» Material supplied:
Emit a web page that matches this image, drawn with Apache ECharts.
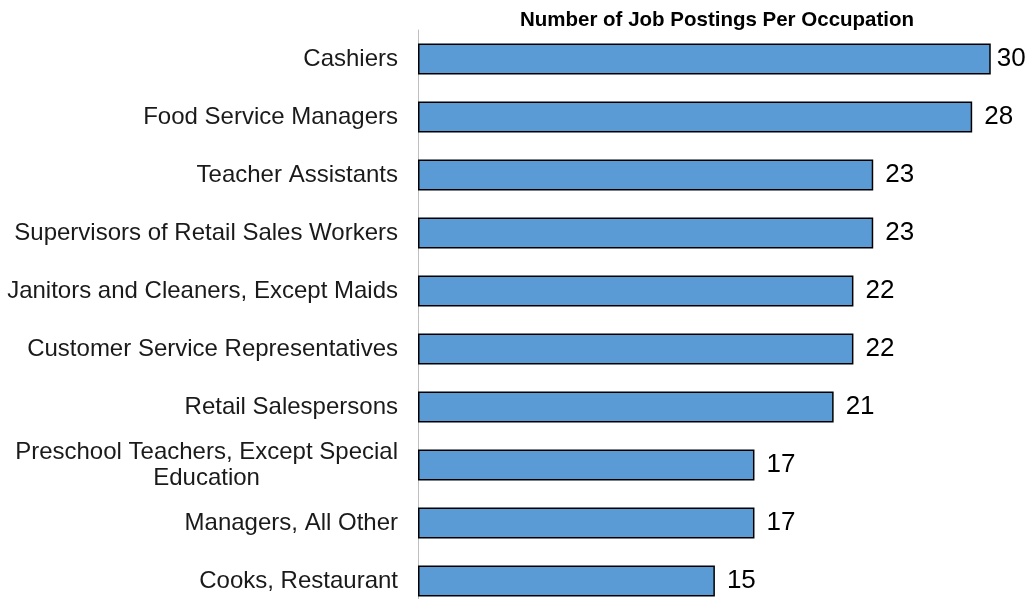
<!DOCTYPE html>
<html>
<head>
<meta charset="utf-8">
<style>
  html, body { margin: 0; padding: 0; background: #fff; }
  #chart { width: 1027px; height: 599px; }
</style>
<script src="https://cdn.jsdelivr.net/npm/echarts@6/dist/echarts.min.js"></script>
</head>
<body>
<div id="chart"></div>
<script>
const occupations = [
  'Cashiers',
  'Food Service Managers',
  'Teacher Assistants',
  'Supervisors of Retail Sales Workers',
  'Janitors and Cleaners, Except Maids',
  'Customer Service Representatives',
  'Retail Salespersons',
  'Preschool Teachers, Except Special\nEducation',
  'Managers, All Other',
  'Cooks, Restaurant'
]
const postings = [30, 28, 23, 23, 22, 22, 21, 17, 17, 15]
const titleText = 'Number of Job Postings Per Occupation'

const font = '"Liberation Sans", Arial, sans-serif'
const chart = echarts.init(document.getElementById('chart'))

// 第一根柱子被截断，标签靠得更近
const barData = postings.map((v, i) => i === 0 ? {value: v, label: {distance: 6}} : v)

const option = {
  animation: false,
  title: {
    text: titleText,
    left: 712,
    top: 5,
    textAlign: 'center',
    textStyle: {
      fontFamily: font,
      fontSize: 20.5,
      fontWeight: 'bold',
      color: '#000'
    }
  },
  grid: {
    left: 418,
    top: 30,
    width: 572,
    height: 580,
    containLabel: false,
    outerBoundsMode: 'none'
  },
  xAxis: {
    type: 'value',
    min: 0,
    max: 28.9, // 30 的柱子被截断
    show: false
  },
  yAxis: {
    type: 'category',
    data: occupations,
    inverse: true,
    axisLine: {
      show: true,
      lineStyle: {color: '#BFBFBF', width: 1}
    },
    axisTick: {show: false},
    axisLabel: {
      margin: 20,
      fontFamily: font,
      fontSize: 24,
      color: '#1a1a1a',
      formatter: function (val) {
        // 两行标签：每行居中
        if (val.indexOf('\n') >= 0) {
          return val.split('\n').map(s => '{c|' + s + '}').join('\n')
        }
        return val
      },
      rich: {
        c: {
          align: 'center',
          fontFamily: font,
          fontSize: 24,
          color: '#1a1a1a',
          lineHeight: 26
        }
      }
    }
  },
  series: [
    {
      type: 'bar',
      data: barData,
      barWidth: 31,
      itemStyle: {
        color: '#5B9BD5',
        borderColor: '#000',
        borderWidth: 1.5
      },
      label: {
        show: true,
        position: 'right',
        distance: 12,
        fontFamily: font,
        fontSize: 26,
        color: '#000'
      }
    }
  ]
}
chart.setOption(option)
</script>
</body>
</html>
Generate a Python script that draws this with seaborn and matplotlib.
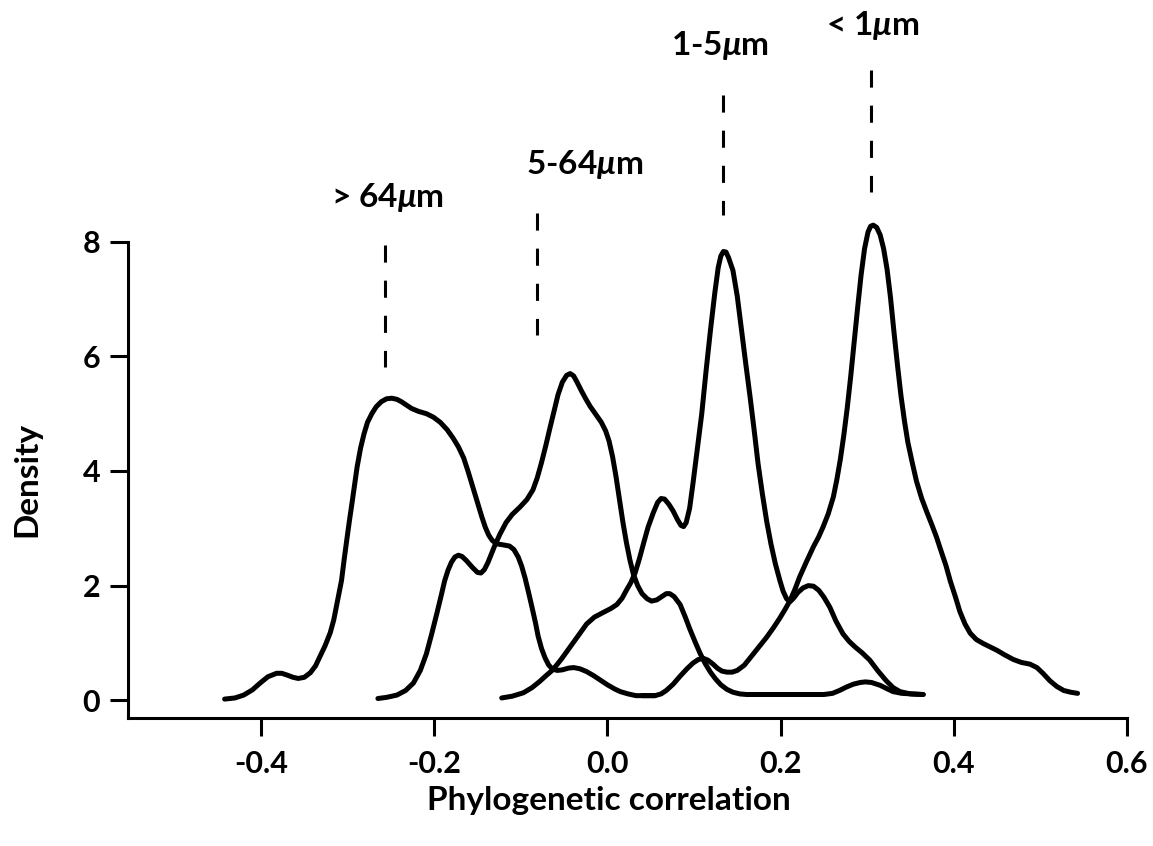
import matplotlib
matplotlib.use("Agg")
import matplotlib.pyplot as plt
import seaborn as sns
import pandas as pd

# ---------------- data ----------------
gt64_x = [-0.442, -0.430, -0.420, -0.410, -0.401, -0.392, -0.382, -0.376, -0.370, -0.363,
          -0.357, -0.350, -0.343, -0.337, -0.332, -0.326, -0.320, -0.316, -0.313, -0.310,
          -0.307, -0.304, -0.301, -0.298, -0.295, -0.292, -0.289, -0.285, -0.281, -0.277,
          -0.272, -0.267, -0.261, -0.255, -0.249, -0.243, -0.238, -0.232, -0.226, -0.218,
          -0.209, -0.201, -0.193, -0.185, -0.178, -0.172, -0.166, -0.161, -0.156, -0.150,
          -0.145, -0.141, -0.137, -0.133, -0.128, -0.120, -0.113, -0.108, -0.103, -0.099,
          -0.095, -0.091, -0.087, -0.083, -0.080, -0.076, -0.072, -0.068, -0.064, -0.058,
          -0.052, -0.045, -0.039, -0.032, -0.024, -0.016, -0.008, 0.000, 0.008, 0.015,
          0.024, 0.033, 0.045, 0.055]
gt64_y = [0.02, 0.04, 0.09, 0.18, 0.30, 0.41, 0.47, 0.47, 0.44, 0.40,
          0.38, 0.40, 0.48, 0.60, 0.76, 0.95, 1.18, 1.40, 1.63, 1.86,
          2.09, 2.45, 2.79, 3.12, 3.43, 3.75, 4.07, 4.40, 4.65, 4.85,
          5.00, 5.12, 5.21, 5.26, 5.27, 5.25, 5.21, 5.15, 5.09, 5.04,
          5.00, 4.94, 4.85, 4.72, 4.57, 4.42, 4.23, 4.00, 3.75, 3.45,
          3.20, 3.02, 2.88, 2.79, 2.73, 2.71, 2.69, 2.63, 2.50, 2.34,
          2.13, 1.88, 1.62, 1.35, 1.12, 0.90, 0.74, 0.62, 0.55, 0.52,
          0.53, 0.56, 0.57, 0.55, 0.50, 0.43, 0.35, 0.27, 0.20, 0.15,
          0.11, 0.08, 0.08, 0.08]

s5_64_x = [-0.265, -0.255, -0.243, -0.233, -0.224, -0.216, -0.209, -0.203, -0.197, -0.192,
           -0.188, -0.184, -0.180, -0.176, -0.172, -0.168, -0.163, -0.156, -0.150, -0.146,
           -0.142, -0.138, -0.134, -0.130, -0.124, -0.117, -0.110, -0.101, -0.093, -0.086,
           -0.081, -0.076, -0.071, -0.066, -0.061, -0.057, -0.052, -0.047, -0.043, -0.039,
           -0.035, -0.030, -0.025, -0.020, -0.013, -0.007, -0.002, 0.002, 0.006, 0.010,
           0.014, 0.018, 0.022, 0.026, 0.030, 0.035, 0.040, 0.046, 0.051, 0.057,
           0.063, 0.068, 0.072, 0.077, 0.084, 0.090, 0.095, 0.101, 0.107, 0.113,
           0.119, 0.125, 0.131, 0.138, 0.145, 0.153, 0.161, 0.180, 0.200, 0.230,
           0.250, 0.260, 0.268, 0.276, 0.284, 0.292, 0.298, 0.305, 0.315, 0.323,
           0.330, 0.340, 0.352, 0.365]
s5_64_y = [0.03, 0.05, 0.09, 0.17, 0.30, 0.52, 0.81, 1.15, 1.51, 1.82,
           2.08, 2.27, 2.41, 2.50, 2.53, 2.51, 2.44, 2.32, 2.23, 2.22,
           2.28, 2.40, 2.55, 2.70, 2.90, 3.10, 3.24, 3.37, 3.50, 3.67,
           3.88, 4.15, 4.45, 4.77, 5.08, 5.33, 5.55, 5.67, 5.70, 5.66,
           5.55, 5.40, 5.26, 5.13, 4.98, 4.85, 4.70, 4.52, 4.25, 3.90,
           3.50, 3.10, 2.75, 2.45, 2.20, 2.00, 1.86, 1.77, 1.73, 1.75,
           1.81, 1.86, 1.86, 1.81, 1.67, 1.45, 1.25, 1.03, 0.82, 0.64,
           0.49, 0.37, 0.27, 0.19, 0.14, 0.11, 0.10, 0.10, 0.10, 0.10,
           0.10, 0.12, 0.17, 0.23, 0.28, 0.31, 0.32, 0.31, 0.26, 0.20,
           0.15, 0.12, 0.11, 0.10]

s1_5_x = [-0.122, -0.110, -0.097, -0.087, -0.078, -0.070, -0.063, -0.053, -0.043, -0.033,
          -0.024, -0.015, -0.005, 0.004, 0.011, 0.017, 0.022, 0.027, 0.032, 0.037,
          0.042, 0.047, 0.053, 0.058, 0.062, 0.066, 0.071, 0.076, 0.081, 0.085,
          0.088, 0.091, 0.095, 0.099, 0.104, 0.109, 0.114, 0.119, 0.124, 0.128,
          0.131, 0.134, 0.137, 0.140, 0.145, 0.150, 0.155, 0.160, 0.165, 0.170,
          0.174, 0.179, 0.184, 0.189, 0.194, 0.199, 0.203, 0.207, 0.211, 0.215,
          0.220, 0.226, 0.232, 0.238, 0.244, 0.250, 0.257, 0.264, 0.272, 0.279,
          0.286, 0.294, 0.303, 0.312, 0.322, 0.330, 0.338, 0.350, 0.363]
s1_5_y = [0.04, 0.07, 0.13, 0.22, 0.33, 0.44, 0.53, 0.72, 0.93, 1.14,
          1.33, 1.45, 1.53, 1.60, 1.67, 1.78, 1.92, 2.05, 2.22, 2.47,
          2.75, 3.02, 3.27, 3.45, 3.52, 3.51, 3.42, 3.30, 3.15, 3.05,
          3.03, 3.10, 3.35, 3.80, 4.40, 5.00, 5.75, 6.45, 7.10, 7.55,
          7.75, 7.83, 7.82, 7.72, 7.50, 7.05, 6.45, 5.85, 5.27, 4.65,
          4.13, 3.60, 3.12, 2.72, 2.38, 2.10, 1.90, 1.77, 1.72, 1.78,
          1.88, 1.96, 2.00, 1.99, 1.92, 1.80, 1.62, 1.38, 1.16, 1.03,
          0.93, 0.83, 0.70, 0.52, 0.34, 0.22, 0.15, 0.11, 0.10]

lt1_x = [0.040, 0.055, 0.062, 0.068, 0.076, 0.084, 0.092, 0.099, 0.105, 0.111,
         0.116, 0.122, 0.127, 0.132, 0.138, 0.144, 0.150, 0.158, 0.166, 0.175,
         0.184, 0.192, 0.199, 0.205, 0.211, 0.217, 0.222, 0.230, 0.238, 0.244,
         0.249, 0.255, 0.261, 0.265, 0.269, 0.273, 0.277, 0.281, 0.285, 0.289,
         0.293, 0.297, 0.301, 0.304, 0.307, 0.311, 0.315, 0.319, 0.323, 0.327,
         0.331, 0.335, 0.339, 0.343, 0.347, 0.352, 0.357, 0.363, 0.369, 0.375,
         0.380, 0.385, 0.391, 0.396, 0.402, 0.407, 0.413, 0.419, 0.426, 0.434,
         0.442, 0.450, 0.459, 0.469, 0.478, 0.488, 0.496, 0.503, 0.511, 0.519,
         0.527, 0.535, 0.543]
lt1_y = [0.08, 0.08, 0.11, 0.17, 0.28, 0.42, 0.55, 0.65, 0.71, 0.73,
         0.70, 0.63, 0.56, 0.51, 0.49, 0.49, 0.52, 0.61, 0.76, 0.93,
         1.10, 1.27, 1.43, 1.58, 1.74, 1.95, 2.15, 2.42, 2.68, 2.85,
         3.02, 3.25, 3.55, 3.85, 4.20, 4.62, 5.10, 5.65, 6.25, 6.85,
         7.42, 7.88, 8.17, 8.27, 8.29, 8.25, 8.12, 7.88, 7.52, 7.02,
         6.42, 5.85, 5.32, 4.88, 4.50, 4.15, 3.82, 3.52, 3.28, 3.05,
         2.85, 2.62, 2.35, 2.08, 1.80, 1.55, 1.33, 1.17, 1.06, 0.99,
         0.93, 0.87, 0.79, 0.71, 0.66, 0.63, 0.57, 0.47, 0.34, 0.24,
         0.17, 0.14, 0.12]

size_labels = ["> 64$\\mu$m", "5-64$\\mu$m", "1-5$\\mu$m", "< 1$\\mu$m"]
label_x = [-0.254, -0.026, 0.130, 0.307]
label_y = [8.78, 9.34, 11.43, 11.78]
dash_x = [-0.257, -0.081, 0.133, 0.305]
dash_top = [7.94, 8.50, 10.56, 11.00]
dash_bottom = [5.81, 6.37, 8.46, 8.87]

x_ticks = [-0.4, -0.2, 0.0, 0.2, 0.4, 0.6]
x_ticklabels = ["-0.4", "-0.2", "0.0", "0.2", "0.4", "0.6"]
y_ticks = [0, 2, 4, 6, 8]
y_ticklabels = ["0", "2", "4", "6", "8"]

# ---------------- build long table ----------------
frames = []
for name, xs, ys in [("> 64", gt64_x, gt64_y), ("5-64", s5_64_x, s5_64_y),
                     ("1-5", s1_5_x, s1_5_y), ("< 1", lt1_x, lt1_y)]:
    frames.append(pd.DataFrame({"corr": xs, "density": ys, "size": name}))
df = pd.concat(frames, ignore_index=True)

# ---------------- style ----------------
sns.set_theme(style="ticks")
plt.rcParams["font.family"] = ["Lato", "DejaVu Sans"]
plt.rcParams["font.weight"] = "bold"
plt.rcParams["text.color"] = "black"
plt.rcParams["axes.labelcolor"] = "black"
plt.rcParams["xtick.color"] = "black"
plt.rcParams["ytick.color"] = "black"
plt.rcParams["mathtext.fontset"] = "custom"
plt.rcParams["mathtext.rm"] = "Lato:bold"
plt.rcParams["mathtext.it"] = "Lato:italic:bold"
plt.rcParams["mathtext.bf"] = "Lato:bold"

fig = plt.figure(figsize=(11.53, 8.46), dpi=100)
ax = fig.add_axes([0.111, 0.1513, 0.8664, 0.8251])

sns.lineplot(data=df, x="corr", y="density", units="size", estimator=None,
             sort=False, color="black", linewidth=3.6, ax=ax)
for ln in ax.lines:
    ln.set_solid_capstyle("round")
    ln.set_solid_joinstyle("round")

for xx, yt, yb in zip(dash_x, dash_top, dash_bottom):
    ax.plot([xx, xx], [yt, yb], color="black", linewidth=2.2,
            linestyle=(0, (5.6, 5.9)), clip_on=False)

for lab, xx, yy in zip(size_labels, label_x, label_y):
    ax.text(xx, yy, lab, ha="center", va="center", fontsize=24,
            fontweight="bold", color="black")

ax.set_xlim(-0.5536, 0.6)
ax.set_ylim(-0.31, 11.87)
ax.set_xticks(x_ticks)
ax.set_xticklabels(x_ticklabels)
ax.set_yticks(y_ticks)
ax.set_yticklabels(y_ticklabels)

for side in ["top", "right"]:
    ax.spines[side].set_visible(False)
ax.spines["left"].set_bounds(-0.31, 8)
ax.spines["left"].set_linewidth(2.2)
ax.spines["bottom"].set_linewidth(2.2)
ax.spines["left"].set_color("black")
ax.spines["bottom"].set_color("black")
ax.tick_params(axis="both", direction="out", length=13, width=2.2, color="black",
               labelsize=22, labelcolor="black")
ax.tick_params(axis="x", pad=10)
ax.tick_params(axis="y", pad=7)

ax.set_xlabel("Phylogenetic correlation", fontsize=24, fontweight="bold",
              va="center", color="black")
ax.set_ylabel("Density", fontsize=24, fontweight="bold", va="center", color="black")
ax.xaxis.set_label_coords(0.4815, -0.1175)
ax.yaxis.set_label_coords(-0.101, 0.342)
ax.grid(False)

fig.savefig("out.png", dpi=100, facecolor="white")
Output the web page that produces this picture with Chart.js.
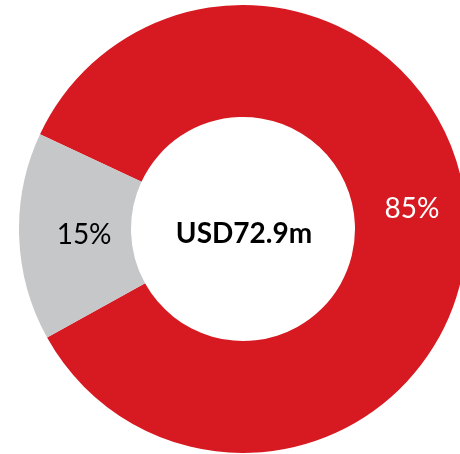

» What is needed: Take each line of the material that contains the word "with" and list it.

» Solution to this exercise:
Emit a web page that matches this image, drawn with Apache ECharts.
Generate a Python script that draws this with seaborn and matplotlib.
Output the web page that produces this picture with Chart.js.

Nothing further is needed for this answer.